Stored entries:
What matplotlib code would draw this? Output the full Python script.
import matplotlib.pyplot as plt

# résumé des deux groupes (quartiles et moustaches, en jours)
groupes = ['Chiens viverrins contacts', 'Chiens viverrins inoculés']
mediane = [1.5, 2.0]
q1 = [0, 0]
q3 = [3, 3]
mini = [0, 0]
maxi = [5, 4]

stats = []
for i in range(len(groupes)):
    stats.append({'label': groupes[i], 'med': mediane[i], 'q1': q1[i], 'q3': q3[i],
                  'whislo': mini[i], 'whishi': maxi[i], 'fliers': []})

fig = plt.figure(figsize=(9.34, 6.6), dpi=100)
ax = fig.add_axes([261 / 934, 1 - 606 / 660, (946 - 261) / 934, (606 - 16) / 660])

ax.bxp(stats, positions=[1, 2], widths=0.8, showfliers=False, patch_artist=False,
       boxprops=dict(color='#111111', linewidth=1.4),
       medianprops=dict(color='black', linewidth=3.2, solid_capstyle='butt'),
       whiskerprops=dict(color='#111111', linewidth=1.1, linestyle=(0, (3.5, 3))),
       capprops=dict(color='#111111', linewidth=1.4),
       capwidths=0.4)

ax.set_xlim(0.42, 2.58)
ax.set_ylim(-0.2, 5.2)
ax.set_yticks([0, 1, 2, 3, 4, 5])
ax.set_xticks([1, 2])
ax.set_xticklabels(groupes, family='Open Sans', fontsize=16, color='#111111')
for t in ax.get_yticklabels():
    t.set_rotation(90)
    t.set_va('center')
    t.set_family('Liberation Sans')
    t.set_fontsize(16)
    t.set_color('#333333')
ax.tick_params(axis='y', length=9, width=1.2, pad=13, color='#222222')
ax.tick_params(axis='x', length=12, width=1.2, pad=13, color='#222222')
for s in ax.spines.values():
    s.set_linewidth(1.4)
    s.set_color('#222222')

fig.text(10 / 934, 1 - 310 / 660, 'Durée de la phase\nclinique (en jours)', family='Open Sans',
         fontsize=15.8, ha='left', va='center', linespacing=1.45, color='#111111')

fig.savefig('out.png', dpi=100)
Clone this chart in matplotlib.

| WHAT YOU WILL DO |
Pick out each line containing the string "matplotlib" and copy it.

| EXERCISE RESPONSE |
What matplotlib code would draw this? Output the full Python script.
import matplotlib.pyplot as plt
Clone this chart in matplotlib.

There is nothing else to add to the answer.